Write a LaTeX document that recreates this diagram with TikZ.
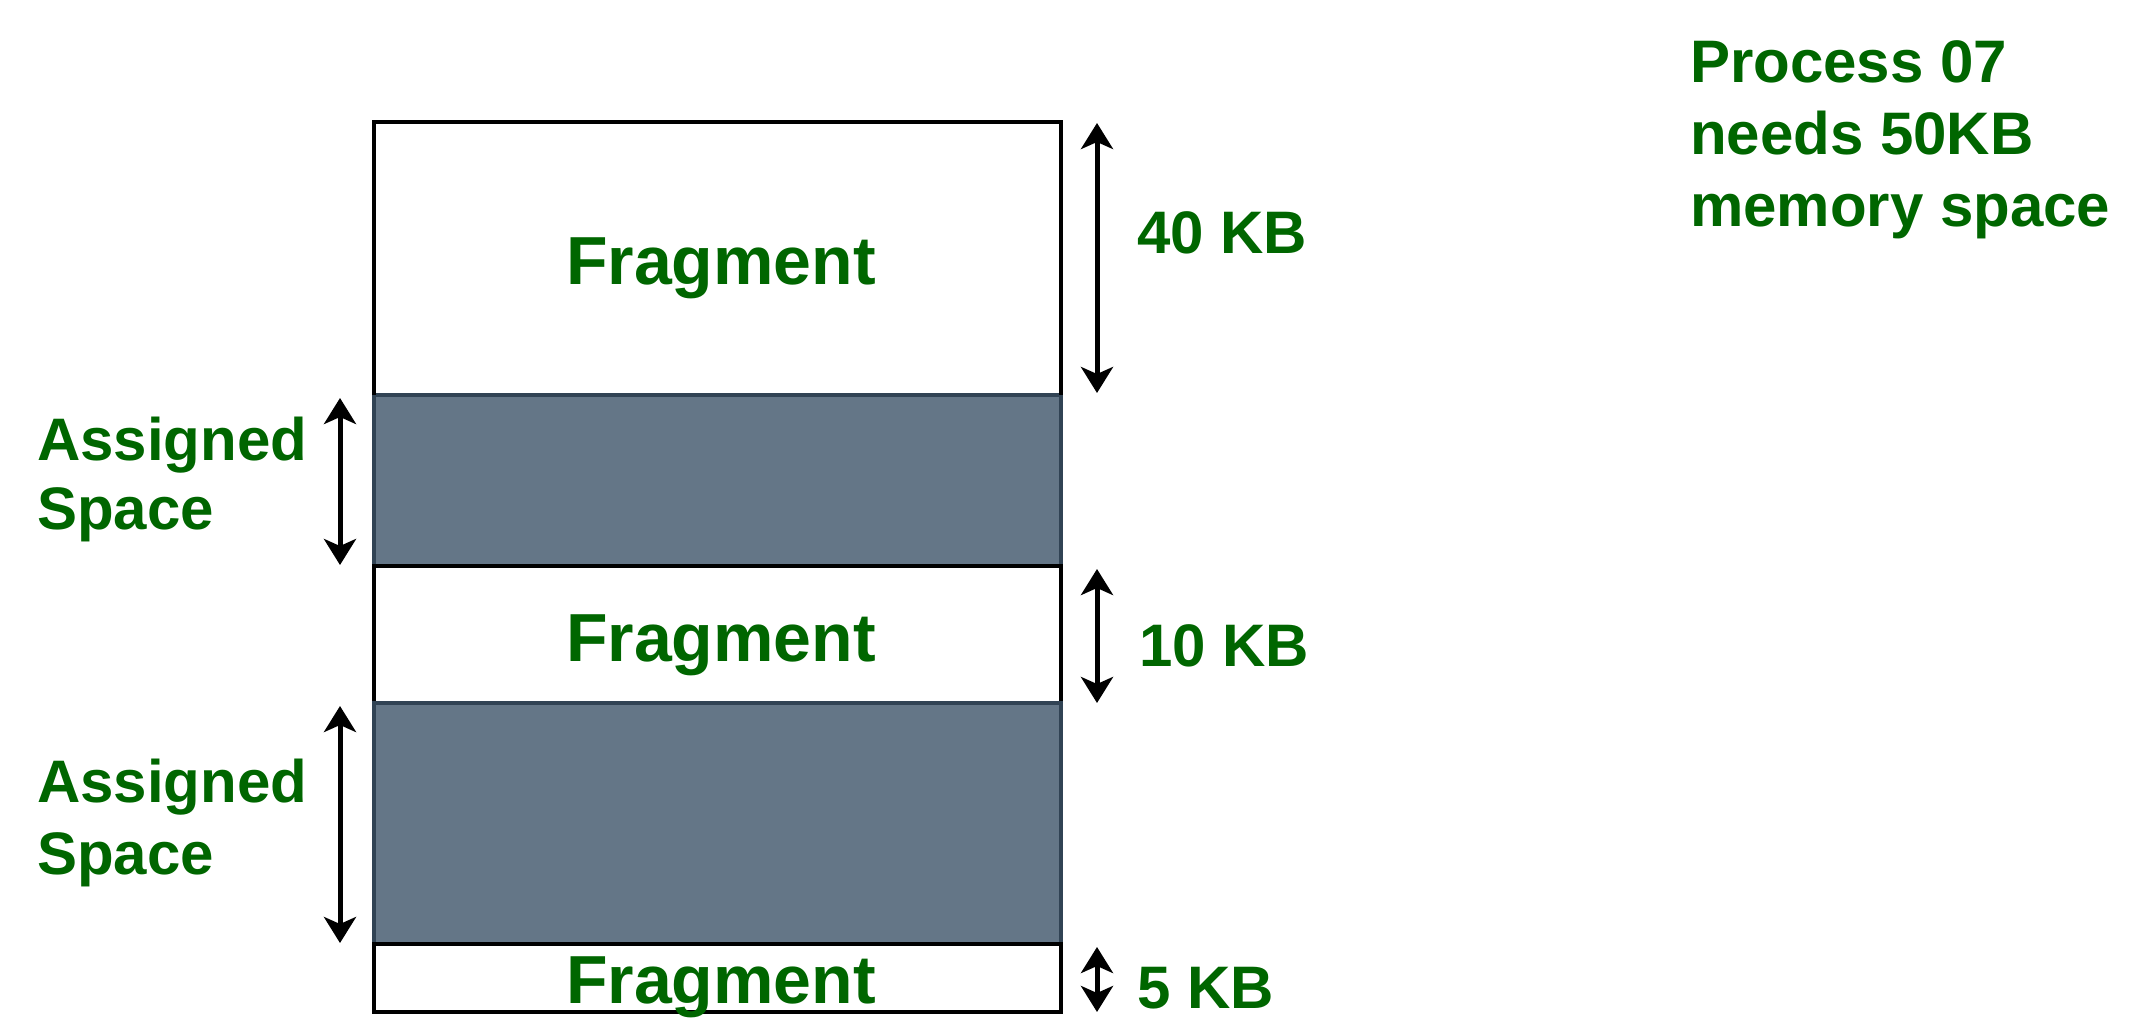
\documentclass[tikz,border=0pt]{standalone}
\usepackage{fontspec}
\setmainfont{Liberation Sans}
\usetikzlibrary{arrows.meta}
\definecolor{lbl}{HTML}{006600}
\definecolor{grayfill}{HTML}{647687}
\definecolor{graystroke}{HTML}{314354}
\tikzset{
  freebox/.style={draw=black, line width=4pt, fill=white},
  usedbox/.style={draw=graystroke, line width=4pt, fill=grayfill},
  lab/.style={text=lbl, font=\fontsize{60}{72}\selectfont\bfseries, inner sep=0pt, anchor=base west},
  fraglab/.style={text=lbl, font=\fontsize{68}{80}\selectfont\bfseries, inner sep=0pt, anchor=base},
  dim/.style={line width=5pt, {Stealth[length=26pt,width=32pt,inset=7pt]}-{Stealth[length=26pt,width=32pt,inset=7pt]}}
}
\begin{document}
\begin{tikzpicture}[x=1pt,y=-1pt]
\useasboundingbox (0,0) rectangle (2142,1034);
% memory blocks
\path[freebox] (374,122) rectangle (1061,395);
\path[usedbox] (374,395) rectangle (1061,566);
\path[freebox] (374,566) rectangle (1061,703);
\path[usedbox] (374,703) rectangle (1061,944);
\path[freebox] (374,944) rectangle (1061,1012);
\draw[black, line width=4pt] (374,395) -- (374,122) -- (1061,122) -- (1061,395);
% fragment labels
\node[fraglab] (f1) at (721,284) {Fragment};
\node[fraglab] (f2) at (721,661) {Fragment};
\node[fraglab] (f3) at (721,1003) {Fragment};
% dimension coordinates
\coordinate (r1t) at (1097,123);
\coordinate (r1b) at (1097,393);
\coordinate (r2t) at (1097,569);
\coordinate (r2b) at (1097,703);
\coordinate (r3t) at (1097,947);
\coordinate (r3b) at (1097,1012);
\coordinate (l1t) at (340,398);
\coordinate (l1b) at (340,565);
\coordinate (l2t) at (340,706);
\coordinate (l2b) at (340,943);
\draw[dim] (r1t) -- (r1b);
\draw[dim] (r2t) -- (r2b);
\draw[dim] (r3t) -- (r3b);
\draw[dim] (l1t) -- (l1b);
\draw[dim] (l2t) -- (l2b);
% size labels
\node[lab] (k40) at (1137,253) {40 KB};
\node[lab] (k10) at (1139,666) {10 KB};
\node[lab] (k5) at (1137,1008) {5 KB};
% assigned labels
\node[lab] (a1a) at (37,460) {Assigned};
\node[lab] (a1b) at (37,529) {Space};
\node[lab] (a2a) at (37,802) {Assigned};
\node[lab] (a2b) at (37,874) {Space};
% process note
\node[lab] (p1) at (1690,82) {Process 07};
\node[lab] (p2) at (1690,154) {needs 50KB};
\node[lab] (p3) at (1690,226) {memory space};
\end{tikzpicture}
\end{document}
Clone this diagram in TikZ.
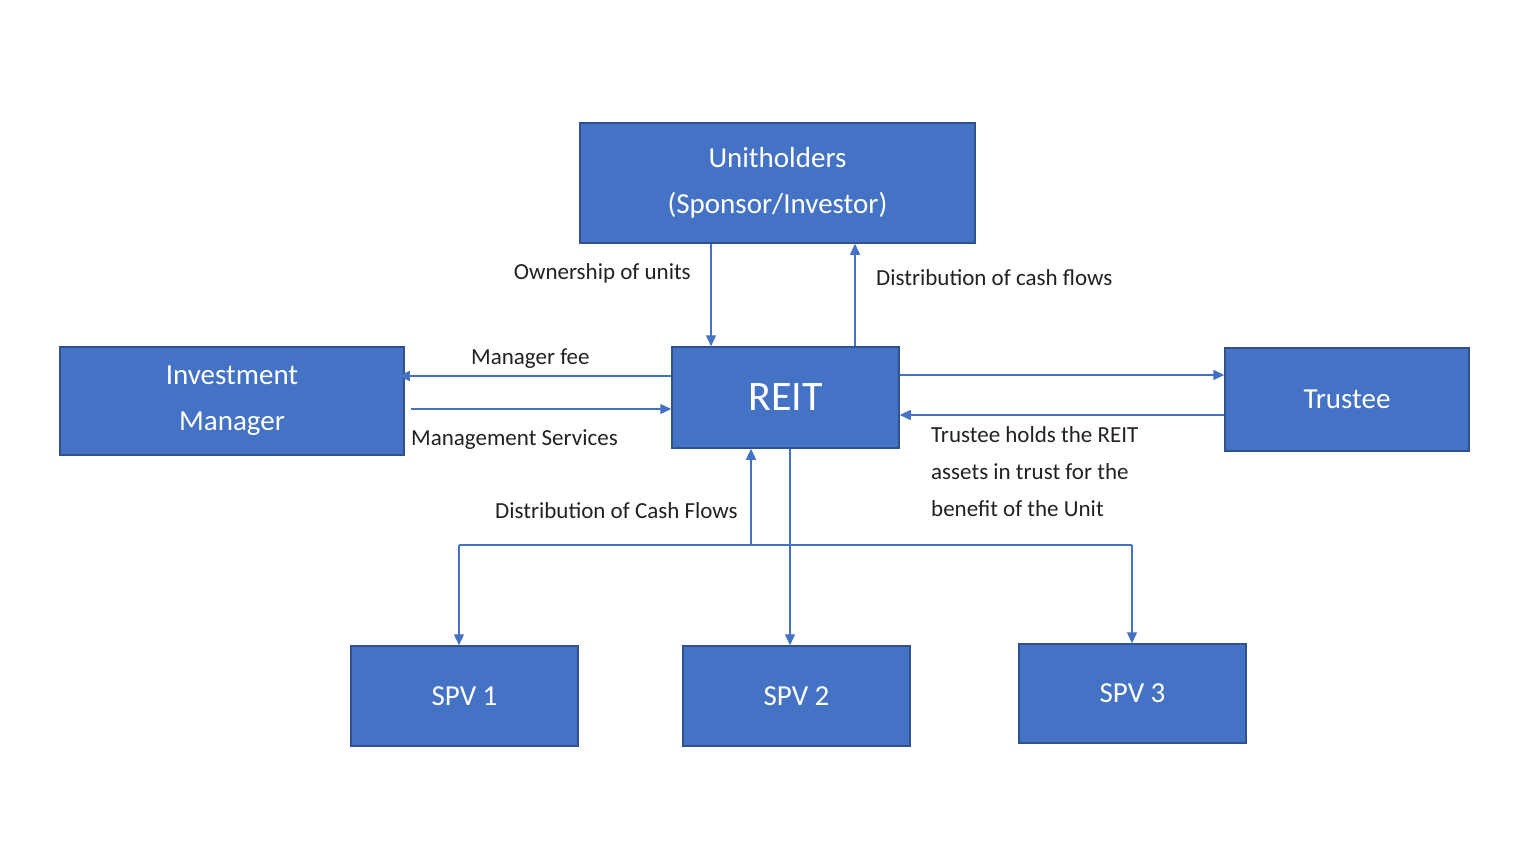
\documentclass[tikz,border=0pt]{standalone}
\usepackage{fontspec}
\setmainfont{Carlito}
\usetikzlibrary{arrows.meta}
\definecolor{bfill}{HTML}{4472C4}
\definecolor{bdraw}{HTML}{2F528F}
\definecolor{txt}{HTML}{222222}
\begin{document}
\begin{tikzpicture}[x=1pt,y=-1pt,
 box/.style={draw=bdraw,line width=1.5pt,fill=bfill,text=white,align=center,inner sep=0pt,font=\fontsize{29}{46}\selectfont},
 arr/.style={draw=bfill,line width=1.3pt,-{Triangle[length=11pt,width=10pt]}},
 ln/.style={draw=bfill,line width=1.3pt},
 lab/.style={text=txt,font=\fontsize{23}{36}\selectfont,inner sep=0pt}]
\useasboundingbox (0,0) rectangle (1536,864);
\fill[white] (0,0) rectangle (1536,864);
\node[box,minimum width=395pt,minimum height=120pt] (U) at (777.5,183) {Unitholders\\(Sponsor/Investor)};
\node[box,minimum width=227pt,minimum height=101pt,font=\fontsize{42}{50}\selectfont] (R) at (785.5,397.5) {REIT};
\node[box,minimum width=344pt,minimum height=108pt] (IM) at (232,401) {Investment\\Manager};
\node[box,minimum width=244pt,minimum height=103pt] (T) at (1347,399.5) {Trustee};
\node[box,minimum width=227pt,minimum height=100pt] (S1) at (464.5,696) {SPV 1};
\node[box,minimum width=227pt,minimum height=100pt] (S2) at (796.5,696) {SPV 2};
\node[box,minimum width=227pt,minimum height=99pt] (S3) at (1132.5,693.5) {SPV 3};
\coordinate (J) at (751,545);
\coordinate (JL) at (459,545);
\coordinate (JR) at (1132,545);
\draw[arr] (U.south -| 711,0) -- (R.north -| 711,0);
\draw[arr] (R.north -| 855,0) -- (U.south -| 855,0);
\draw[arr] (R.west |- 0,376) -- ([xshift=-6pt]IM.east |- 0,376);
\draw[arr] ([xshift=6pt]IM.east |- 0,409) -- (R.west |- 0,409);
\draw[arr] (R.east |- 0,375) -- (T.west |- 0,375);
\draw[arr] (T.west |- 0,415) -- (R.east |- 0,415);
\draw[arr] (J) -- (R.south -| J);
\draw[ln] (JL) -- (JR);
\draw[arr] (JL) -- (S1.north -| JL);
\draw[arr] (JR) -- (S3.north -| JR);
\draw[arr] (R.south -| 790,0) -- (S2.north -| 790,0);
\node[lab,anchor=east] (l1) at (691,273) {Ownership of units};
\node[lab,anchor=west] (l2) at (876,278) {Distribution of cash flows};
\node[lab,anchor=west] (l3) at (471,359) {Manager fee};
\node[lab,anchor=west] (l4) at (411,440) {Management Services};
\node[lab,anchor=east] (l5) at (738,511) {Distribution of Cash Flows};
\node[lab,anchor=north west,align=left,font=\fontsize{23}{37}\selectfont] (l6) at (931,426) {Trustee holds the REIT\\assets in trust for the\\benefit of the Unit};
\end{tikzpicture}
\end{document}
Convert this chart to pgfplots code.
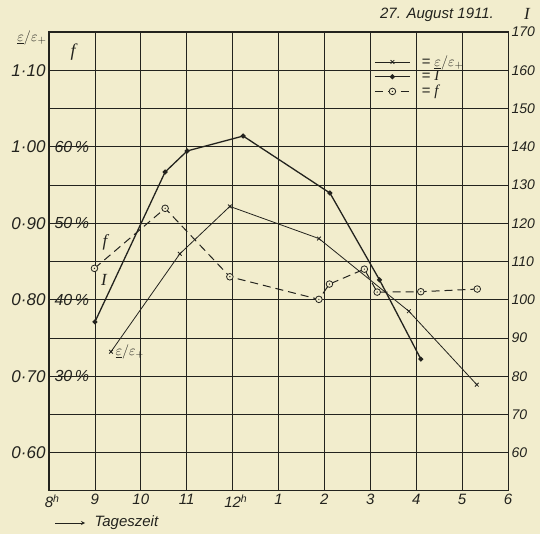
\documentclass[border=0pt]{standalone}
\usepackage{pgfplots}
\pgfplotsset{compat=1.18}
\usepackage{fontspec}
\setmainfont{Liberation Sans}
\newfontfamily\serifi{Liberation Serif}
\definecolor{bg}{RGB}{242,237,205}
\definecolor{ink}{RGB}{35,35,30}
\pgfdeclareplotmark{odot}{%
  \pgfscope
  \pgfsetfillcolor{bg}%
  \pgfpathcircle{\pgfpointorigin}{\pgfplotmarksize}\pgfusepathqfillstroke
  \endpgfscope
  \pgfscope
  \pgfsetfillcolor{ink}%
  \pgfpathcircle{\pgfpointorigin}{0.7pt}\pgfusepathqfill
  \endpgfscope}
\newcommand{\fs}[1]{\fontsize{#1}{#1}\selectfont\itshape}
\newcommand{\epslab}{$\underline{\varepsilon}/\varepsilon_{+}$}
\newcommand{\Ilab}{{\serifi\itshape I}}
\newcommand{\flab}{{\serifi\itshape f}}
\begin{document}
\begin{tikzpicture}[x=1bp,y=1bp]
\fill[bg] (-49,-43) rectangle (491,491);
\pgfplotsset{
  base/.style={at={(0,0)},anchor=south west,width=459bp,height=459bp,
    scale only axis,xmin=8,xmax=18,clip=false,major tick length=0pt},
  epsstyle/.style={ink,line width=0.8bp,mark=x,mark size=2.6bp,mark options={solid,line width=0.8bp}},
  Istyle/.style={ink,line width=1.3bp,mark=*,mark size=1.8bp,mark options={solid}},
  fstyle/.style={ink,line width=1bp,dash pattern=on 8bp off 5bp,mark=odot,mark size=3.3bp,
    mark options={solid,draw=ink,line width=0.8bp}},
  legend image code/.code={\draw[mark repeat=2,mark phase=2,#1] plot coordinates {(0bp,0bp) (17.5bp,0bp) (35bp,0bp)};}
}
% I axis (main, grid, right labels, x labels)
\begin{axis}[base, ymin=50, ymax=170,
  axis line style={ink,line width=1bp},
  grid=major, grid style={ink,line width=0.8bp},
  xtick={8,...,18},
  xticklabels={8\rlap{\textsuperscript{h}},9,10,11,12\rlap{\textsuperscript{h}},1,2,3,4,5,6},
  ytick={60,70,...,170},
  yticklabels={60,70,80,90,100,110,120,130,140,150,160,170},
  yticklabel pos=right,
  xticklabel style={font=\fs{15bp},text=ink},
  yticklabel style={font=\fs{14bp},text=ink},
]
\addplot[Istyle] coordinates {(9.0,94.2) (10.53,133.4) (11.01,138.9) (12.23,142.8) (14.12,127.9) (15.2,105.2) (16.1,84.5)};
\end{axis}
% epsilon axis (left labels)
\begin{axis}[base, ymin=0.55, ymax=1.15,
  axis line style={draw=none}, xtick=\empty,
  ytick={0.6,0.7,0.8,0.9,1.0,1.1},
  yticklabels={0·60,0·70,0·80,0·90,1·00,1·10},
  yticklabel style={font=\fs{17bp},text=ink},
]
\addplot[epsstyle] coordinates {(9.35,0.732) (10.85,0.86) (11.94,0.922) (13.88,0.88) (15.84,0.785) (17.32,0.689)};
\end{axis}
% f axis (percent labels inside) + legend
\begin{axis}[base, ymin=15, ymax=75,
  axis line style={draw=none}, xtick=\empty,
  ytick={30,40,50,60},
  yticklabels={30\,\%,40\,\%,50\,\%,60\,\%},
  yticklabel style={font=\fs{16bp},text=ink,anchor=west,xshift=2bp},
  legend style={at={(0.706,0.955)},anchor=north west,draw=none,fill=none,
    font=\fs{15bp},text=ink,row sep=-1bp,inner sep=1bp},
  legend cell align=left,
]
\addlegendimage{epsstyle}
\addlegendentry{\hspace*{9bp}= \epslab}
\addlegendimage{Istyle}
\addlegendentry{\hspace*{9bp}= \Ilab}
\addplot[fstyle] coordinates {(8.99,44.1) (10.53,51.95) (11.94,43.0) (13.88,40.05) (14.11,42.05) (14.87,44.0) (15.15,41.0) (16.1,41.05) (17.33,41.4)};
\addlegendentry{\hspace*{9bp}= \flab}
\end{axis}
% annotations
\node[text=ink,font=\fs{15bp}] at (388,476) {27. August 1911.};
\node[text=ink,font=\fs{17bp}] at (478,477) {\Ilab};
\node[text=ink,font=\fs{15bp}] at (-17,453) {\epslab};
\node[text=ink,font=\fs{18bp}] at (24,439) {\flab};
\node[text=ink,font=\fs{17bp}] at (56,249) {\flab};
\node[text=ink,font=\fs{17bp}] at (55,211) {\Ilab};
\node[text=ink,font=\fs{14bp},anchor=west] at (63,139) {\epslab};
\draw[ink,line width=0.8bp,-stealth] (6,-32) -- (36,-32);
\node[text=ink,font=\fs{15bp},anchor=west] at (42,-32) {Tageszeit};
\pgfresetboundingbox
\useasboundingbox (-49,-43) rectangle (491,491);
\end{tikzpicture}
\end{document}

..........

Identify the lines of the entries containing the string "diagram". Copy each such line.

» Result for this exercise
Write a LaTeX document that recreates this diagram with TikZ.
Clone this diagram in TikZ.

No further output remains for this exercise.